Pengobatan pada tahap kedua memerlukan obat yang melewati sawar darah-otak. Semua anti-trypanosomal disumbangkan ke WHO oleh produsen untuk didistribusikan secara gratis ke negara-negara endemik. Pedoman pengobatan WHO yang baru untuk gambiense-HAT diterbitkan pada tahun 2019. Terdapat enam obat yang biasa digunakan, 4 obat untuk gambiense-HAT dan 2 obat untuk rhodesiense-HAT.

 

Pengobatan untuk gambiense-HAT

 

Anjuran dari WHO : (1) Pentamidin, intramuskular: pada tahap pertama, umumnya dapat ditoleransi dengan baik oleh pasien; (2) Eflornithine, intravena: jauh lebih aman dibandingkan melarsoprol, hanya efektif pada gambiense-HAT. Umumnya diberikan bersamaan dengan nifurtimox (terapi kombinasi nifurtimox-eflornithine / NECT) tetapi dapat digunakan juga sebagai monoterapi, administrasinya rumit; (3) Nifurtimox, oral: pada tahap kedua, hanya sebagai komponen NECT, yang merupakan pengobatan lebih singkat dengan infus eflornithine empat kali lebih sedikit, lebih aman dan efektif dibandingkan eflornithine saja. WHO memasok NECT secara gratis ke negara-negara endemik dalam bentuk kit yang berisi semua bahan yang diperlukan untuk penggunaannya; dan (4) Fexinidazole, oral: pada tahap pertama dan tahap kedua yang tidak parah. Untuk memastikan kemanjuran, diperlukan asupan setelah makan padat dan di bawah pengawasan staf medis terlatih.

 

Pengobatan untuk rhodesiense-HAT

 

Anjuran dari WHO : (1) Suramin, intravena: tahap pertama. Dapat memicu efek samping termasuk nefrotoksisitas dan reaksi alergi; dan (2) Melarsoprol, intravena: pada tahap kedua. Turunan arsenik, memiliki banyak efek samping, yang paling dramatis adalah ensefalopati reaktif yang berakibat fatal 3–10%.

 

Saran-saran

 

1. Meningkatkan program surveilans dan pengendalian HAT hendaknya dilaksanakan sejak awal melalui kemitraan pemerintah-swasta.

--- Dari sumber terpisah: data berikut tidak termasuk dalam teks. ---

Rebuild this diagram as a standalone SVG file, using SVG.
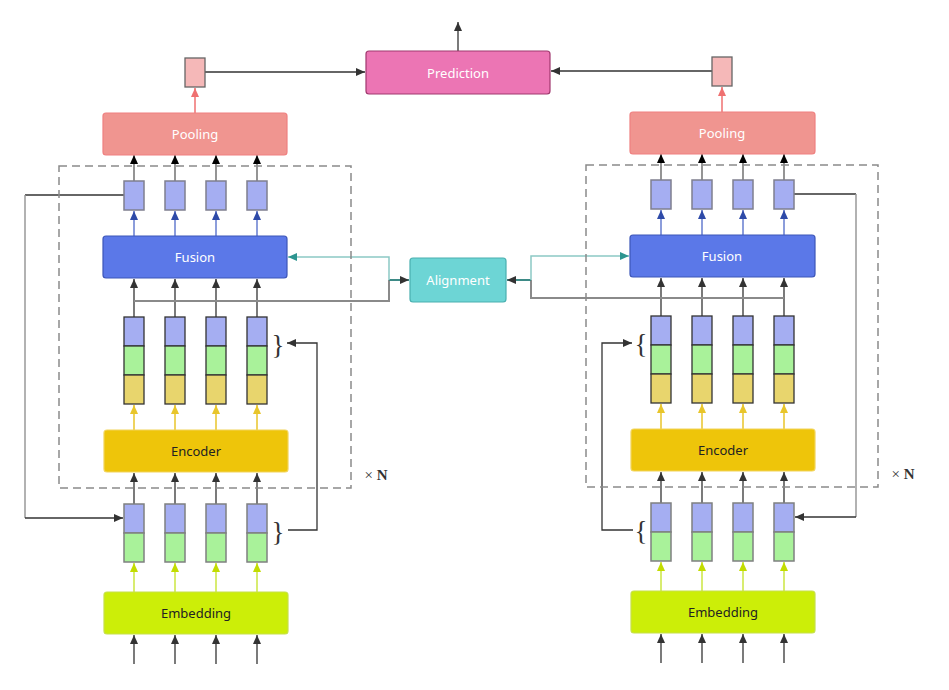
<svg xmlns="http://www.w3.org/2000/svg" width="949" height="690" viewBox="0 0 949 690">
<style>
text{font-family:"Noto Sans","Open Sans","Liberation Sans",sans-serif;font-size:13px;text-anchor:middle;dominant-baseline:central}
.wt{fill:#ffffff}
.dk{fill:#222222}
.ln{fill:none;stroke:#333;stroke-width:1.3}
.gl{fill:none;stroke:#7a7a7a;stroke-width:1.6}
.bl{fill:none;stroke:#8c9ddb;stroke-width:2}
.yl{fill:none;stroke:#e8c52a;stroke-width:1.5}
.lm{fill:none;stroke:#d8ec70;stroke-width:2}
.tb{fill:#a5aef2;stroke:#7f7f8f;stroke-width:1.5}
.cb{fill:#a5aef2;stroke:#333;stroke-width:1.3}
.cg{fill:#a9f29a;stroke:#333;stroke-width:1.3}
.cy{fill:#e8d56d;stroke:#333;stroke-width:1.3}
.bb{fill:#a5aef2;stroke:#7f8080;stroke-width:1.5}
.bg{fill:#a9f29a;stroke:#7f8080;stroke-width:1.5}
.dash{fill:none;stroke:#8a8a8a;stroke-width:1.5;stroke-dasharray:8 5}
.br{font-family:"Liberation Serif","DejaVu Serif",serif;font-size:27px;fill:#333}
.xn{font-family:"Liberation Serif","DejaVu Serif",serif;font-size:15px;fill:#333}
</style>
<defs>
<marker id="aD" viewBox="0 0 9 8" refX="9" refY="4" markerWidth="9" markerHeight="8" markerUnits="userSpaceOnUse" orient="auto"><path d="M0,0 L9,4 L0,8 z" fill="#333"/></marker>
<marker id="aK" viewBox="0 0 9 8" refX="9" refY="4" markerWidth="9" markerHeight="8" markerUnits="userSpaceOnUse" orient="auto"><path d="M0,0 L9,4 L0,8 z" fill="#000"/></marker>
<marker id="aB" viewBox="0 0 9 8" refX="9" refY="4" markerWidth="9" markerHeight="8" markerUnits="userSpaceOnUse" orient="auto"><path d="M0,0 L9,4 L0,8 z" fill="#2e4aa8"/></marker>
<marker id="aY" viewBox="0 0 9 8" refX="9" refY="4" markerWidth="9" markerHeight="8" markerUnits="userSpaceOnUse" orient="auto"><path d="M0,0 L9,4 L0,8 z" fill="#e8c52a"/></marker>
<marker id="aL" viewBox="0 0 9 8" refX="9" refY="4" markerWidth="9" markerHeight="8" markerUnits="userSpaceOnUse" orient="auto"><path d="M0,0 L9,4 L0,8 z" fill="#c2dc00"/></marker>
<marker id="aS" viewBox="0 0 9 8" refX="9" refY="4" markerWidth="9" markerHeight="8" markerUnits="userSpaceOnUse" orient="auto"><path d="M0,0 L9,4 L0,8 z" fill="#ef7070"/></marker>
<marker id="aT" viewBox="0 0 9 8" refX="9" refY="4" markerWidth="9" markerHeight="8" markerUnits="userSpaceOnUse" orient="auto"><path d="M0,0 L9,4 L0,8 z" fill="#2d9590"/></marker>
</defs>

<g id="connectors">
<path class="ln" d="M458,51 V22" marker-end="url(#aD)"/>
<path class="ln" d="M205,72 H365" marker-end="url(#aD)"/>
<path class="ln" d="M712,71 H551" marker-end="url(#aD)"/>
<path fill="none" stroke="#ef7070" stroke-width="1.5" d="M195,113 V88" marker-end="url(#aS)"/>
<path fill="none" stroke="#ef7070" stroke-width="1.5" d="M722,112 V87" marker-end="url(#aS)"/>
<g marker-end="url(#aK)" class="gl"><path d="M134,181 V155"/><path d="M175,181 V155"/><path d="M216,181 V155"/><path d="M257,181 V155"/></g>
<g marker-end="url(#aB)" class="bl"><path d="M134,236 V211"/><path d="M175,236 V211"/><path d="M216,236 V211"/><path d="M257,236 V211"/></g>
<g marker-end="url(#aD)" class="ln"><path d="M134,317 V279"/><path d="M175,317 V279"/><path d="M216,317 V279"/><path d="M257,317 V279"/></g>
<g marker-end="url(#aY)" class="yl"><path d="M134,430 V405"/><path d="M175,430 V405"/><path d="M216,430 V405"/><path d="M257,430 V405"/></g>
<g marker-end="url(#aD)" class="ln"><path d="M134,504 V473"/><path d="M175,504 V473"/><path d="M216,504 V473"/><path d="M257,504 V473"/></g>
<g marker-end="url(#aL)" class="lm"><path d="M134,592 V563"/><path d="M175,592 V563"/><path d="M216,592 V563"/><path d="M257,592 V563"/></g>
<g marker-end="url(#aD)" class="ln"><path d="M134,664 V635"/><path d="M175,664 V635"/><path d="M216,664 V635"/><path d="M257,664 V635"/></g>
<g marker-end="url(#aK)" class="gl"><path d="M661,180 V154"/><path d="M702,180 V154"/><path d="M743,180 V154"/><path d="M784,180 V154"/></g>
<g marker-end="url(#aB)" class="bl"><path d="M661,235 V210"/><path d="M702,235 V210"/><path d="M743,235 V210"/><path d="M784,235 V210"/></g>
<g marker-end="url(#aD)" class="ln"><path d="M661,316 V278"/><path d="M702,316 V278"/><path d="M743,316 V278"/><path d="M784,316 V278"/></g>
<g marker-end="url(#aY)" class="yl"><path d="M661,429 V404"/><path d="M702,429 V404"/><path d="M743,429 V404"/><path d="M784,429 V404"/></g>
<g marker-end="url(#aD)" class="ln"><path d="M661,503 V472"/><path d="M702,503 V472"/><path d="M743,503 V472"/><path d="M784,503 V472"/></g>
<g marker-end="url(#aL)" class="lm"><path d="M661,591 V562"/><path d="M702,591 V562"/><path d="M743,591 V562"/><path d="M784,591 V562"/></g>
<g marker-end="url(#aD)" class="ln"><path d="M661,663 V634"/><path d="M702,663 V634"/><path d="M743,663 V634"/><path d="M784,663 V634"/></g>
<path fill="none" stroke="#8a8a8a" stroke-width="2" d="M134,301 H389 V280"/>
<path fill="none" stroke="#3d8a86" stroke-width="2" d="M389,280 H409" marker-end="url(#aD)"/>
<path fill="none" stroke="#8cc9c5" stroke-width="1.5" d="M389,280 V257 H288" marker-end="url(#aT)"/>
<path fill="none" stroke="#8a8a8a" stroke-width="2" d="M784,298 H531 V280"/>
<path fill="none" stroke="#3d8a86" stroke-width="2" d="M531,280 H507" marker-end="url(#aD)"/>
<path fill="none" stroke="#8cc9c5" stroke-width="1.5" d="M531,280 V256 H629" marker-end="url(#aT)"/>
<path class="ln" d="M124,195 H25"/>
<path fill="none" stroke="#999" stroke-width="1.5" d="M25,195 V518"/>
<path class="ln" d="M25,518 H123" marker-end="url(#aD)"/>
<path class="ln" d="M794,194 H856"/>
<path fill="none" stroke="#999" stroke-width="1.5" d="M856,194 V517"/>
<path class="ln" d="M856,517 H795" marker-end="url(#aD)"/>
<path class="ln" d="M288,530 H317 V343 H287" marker-end="url(#aD)"/>
<path class="ln" d="M633,530 H602 V343 H632" marker-end="url(#aD)"/>
</g>

<g id="prediction">
<rect x="366" y="51" width="184" height="43" rx="3" fill="#ec75b4" stroke="#a0386e" stroke-width="1.2"/>
<text class="wt" x="458" y="72.5">Prediction</text>
</g>
<g id="alignment">
<rect x="410" y="258" width="96" height="44" rx="3" fill="#6dd5d5" stroke="#4ab0b0" stroke-width="1.2"/>
<text class="wt" x="458" y="280">Alignment</text>
</g>

<g id="pooled-left"><rect x="185" y="58" width="20" height="29" fill="#f5b8b8" stroke="#666" stroke-width="1.3"/></g>
<g id="pooling-left">
<rect x="103" y="113" width="184" height="42" rx="3" fill="#f09590" stroke="#ef8080" stroke-width="1.2"/>
<text class="wt" x="195" y="134">Pooling</text>
</g>
<g id="layer-box-left"><rect class="dash" x="59" y="166" width="292" height="322"/></g>
<g id="fused-left">
<rect class="tb" x="124" y="181" width="20" height="29"/>
<rect class="tb" x="165" y="181" width="20" height="29"/>
<rect class="tb" x="206" y="181" width="20" height="29"/>
<rect class="tb" x="247" y="181" width="20" height="29"/>
</g>
<g id="fusion-left">
<rect x="103" y="236" width="184" height="42" rx="3" fill="#5b78e8" stroke="#3d56b8" stroke-width="1.2"/>
<text class="wt" x="195" y="257">Fusion</text>
</g>
<g id="concat-left">
<rect class="cb" x="124" y="317" width="20" height="29"/><rect class="cg" x="124" y="346" width="20" height="29"/><rect class="cy" x="124" y="375" width="20" height="29"/>
<rect class="cb" x="165" y="317" width="20" height="29"/><rect class="cg" x="165" y="346" width="20" height="29"/><rect class="cy" x="165" y="375" width="20" height="29"/>
<rect class="cb" x="206" y="317" width="20" height="29"/><rect class="cg" x="206" y="346" width="20" height="29"/><rect class="cy" x="206" y="375" width="20" height="29"/>
<rect class="cb" x="247" y="317" width="20" height="29"/><rect class="cg" x="247" y="346" width="20" height="29"/><rect class="cy" x="247" y="375" width="20" height="29"/>
<text class="br" x="278" y="345">}</text>
</g>
<g id="encoder-left">
<rect x="104" y="430" width="184" height="42" rx="3" fill="#eec50a" stroke="#f2d45a" stroke-width="1.2"/>
<text class="dk" x="196" y="451">Encoder</text>
</g>
<g id="times-n-left"><text class="xn" x="376" y="475">× <tspan font-weight="bold">N</tspan></text></g>
<g id="embedded-left">
<rect class="bb" x="124" y="504" width="20" height="29"/><rect class="bg" x="124" y="533" width="20" height="29"/>
<rect class="bb" x="165" y="504" width="20" height="29"/><rect class="bg" x="165" y="533" width="20" height="29"/>
<rect class="bb" x="206" y="504" width="20" height="29"/><rect class="bg" x="206" y="533" width="20" height="29"/>
<rect class="bb" x="247" y="504" width="20" height="29"/><rect class="bg" x="247" y="533" width="20" height="29"/>
<text class="br" x="278" y="532">}</text>
</g>
<g id="embedding-left">
<rect x="104" y="592" width="184" height="42" rx="3" fill="#ccee08" stroke="#c6e04a" stroke-width="1.2"/>
<text class="dk" x="196" y="613">Embedding</text>
</g>

<g id="pooled-right"><rect x="712" y="57" width="20" height="29" fill="#f5b8b8" stroke="#666" stroke-width="1.3"/></g>
<g id="pooling-right">
<rect x="630" y="112" width="185" height="42" rx="3" fill="#f09590" stroke="#ef8080" stroke-width="1.2"/>
<text class="wt" x="722" y="133">Pooling</text>
</g>
<g id="layer-box-right"><rect class="dash" x="586" y="165" width="292" height="322"/></g>
<g id="fused-right">
<rect class="tb" x="651" y="180" width="20" height="29"/>
<rect class="tb" x="692" y="180" width="20" height="29"/>
<rect class="tb" x="733" y="180" width="20" height="29"/>
<rect class="tb" x="774" y="180" width="20" height="29"/>
</g>
<g id="fusion-right">
<rect x="630" y="235" width="185" height="42" rx="3" fill="#5b78e8" stroke="#3d56b8" stroke-width="1.2"/>
<text class="wt" x="722" y="256">Fusion</text>
</g>
<g id="concat-right">
<rect class="cb" x="651" y="316" width="20" height="29"/><rect class="cg" x="651" y="345" width="20" height="29"/><rect class="cy" x="651" y="374" width="20" height="29"/>
<rect class="cb" x="692" y="316" width="20" height="29"/><rect class="cg" x="692" y="345" width="20" height="29"/><rect class="cy" x="692" y="374" width="20" height="29"/>
<rect class="cb" x="733" y="316" width="20" height="29"/><rect class="cg" x="733" y="345" width="20" height="29"/><rect class="cy" x="733" y="374" width="20" height="29"/>
<rect class="cb" x="774" y="316" width="20" height="29"/><rect class="cg" x="774" y="345" width="20" height="29"/><rect class="cy" x="774" y="374" width="20" height="29"/>
<text class="br" x="641" y="344">{</text>
</g>
<g id="encoder-right">
<rect x="631" y="429" width="184" height="42" rx="3" fill="#eec50a" stroke="#f2d45a" stroke-width="1.2"/>
<text class="dk" x="723" y="450">Encoder</text>
</g>
<g id="times-n-right"><text class="xn" x="903" y="474">× <tspan font-weight="bold">N</tspan></text></g>
<g id="embedded-right">
<rect class="bb" x="651" y="503" width="20" height="29"/><rect class="bg" x="651" y="532" width="20" height="29"/>
<rect class="bb" x="692" y="503" width="20" height="29"/><rect class="bg" x="692" y="532" width="20" height="29"/>
<rect class="bb" x="733" y="503" width="20" height="29"/><rect class="bg" x="733" y="532" width="20" height="29"/>
<rect class="bb" x="774" y="503" width="20" height="29"/><rect class="bg" x="774" y="532" width="20" height="29"/>
<text class="br" x="641" y="531">{</text>
</g>
<g id="embedding-right">
<rect x="631" y="591" width="184" height="42" rx="3" fill="#ccee08" stroke="#c6e04a" stroke-width="1.2"/>
<text class="dk" x="723" y="612">Embedding</text>
</g>
</svg>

2. Perlu adanya jaringan WHO untuk “Eliminasi HAT” dengan cara mengoordinasikan upaya dari seluruh pemangku kepentingan termasuk program HAT nasional, organisasi internasional dan non-pemerintah, akademisi dan donor.

3. Penting untuk meningkatkan jaringan subsektor menangani aspek diagnostik, terapeutik, antivektor, sosiobudaya, programatik, dan ilmiah HAT.

4. Peningkatan dukungan terhadap program nasional dalam rangka: (a) memperkuat koordinasi dan mempertahankan kegiatan pengendalian HAT; (b) memastikan akses terhadap diagnosis dan pengobatan terbaik; (c) melatih staf di berbagai tingkat; (d) memastikan ketepatan surveilans dan respon HAT.